Oasis Songs: Musings from Rav D
Friday, August 2, 2019 / 1 Av 5779
UPDATE: Alan Montrose’s shofar class begins this coming Monday at 7 pm in Zidell Chapel. Please send an email to firstname.lastname@example.org if you would like to attend.
Summary: Rabbi Kosak speaks about some changes in our Shabbat liturgy, and examines those changes in connection to the sociological discussion of privilege, tradition and inclusion.
GK Chesterton was an extremely prolific author of over 80 books, and a highly influential Christian thinker. His best books are demanding and chewy. He died in 1936; while he had a profound influence on another Christian author, CS Lewis (author of the Narnia series), my suspicion is that Chesterton is not widely read anymore. That’s too bad, because he really had something to say, even for non-Christians.
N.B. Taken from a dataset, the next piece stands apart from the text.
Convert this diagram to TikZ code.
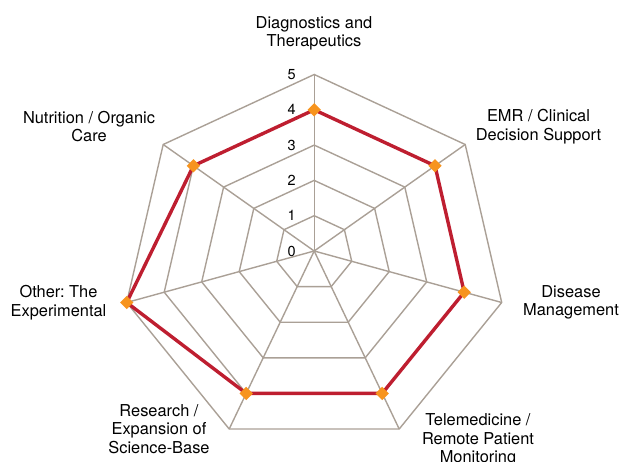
\documentclass[tikz,border=0pt]{standalone}
\usepackage{fontspec}
\setmainfont{TeX Gyre Heros}
\usetikzlibrary{shapes.geometric}
\definecolor{gridgray}{RGB}{170,160,150}
\definecolor{scorered}{RGB}{190,30,48}
\definecolor{dotorange}{RGB}{247,148,30}
\frenchspacing

\begin{document}
\begin{tikzpicture}[x=1pt, y=-1pt,
    web/.style={draw=gridgray, line width=1.4pt, line join=miter},
    score/.style={draw=scorered, line width=3.4pt, line join=miter},
    dot/.style={diamond, fill=dotorange, inner sep=0pt, minimum size=13.5pt},
    axislabel/.style={align=center, font=\fontsize{16.4}{18.6}\selectfont},
    ticklabel/.style={anchor=east, font=\fontsize{14.5}{16}\selectfont, inner sep=0pt}]
  \useasboundingbox (0,0) rectangle (621,462);
  \coordinate (c) at (314.2,251);
  % one step along each of the seven axes
  \foreach \n/\dx/\dy in {1/0/-35.3, 2/30.2/-21.3, 3/37.5/10.3, 4/17/35.6,
                          5/-17/35.6, 6/-37.5/10.3, 7/-30.2/-21.3}
    \foreach \k in {1,...,5}
      \coordinate (p\n-\k) at (314.2+\k*\dx, 251+\k*\dy);

  % web
  \foreach \k in {1,...,5}
    \draw[web] (p1-\k) -- (p2-\k) -- (p3-\k) -- (p4-\k) -- (p5-\k) -- (p6-\k) -- (p7-\k) -- cycle;
  \foreach \n in {1,...,7}
    \draw[web] (c) -- (p\n-5);

  % scale
  \foreach \k in {0,...,5}
    \node[ticklabel] (t\k) at (296, 251-35.3*\k) {\k};

  % scores
  \draw[score] (p1-4) -- (p2-4) -- (p3-4) -- (p4-4) -- (p5-4) -- (p6-5) -- (p7-4) -- cycle;
  \foreach \p/\name in {p1-4/diag, p2-4/emr, p3-4/dis, p4-4/tele, p5-4/res, p6-5/oth, p7-4/nut}
    \node[dot] (d\name) at (\p) {};

  \node[axislabel] (diag) at (314,33.5) {Diagnostics and\\Therapeutics};
  \node[axislabel] (emr)  at (538.5,126.5) {EMR / Clinical\\Decision Support};
  \node[axislabel] (dis)  at (571,302.5) {Disease\\Management};
  \node[axislabel] (tele) at (478,440) {Telemedicine /\\Remote Patient\\Monitoring};
  \node[axislabel] (res)  at (159,429) {Research /\\Expansion of\\Science-Base};
  \node[axislabel] (oth)  at (58.5,302.5) {Other: The\\Experimental};
  \node[axislabel] (nut)  at (89,126.5) {Nutrition / Organic\\Care};
\end{tikzpicture}
\end{document}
One of his famed quotes states: “Tradition means giving votes to the most obscure of all classes, our ancestors. It is the democracy of the dead. Tradition refuses to submit to the small and arrogant oligarchy of those who merely happen to be walking about.”
There is much of value in this quote. Judaism may not be the democracy of the dead. But it is a democracy in which the dead get a vote. In Jewish terms, it is Tevye’s singing of Tradition in the opening scene of Fiddler on the Roof. Most of the rest of Fiddler is an exploration of the tension between nostalgia and modernity, between tradition and change.
There’s more here than the nostalgia of tradition, though. GK Chesterton seems to presage today’s discussions around social privilege, in which we argue that some people’s life conditions (white, male, western, educated, etcetera) insulate them from challenges and disadvantages that other classes of people routinely must endure. That position sometimes demands that those who have privilege ought to relinquish some of their unearned merit, or at the very least, listen carefully enough so that they can recognize the many benefits they have received at no personal cost or effort.
Chesterton loved paradox and conveyed some of his most profound thoughts by turning things on their head. When he argues that tradition must not submit to the “oligarchy of those who merely happen to be walking about,” he recognizes that those of us alive today are the most privileged class of all. We get to do whatever we want to all that we have inherited. Want to smash grandma’s china service or pack it off to Good Will? Who’s stopping you?
It is only our willingness to check some of our privilege that allows any religion to endure. Indeed, we can argue that the different branches of Judaism look the way they do based on how seriously they accept Chesterton’s demand that we don’t misuse the privilege that living gives us over our ancestors who are no more.
At the same time, what happens if we believe that the very tradition we have inherited was shaped by those who occasionally abused their privilege? Or if our evolving sense of justice means that past conventions are no longer sufficient for today? If the silencing of certain voices was a persistent flaw in the fabric of our Judaism? How does one negotiate this?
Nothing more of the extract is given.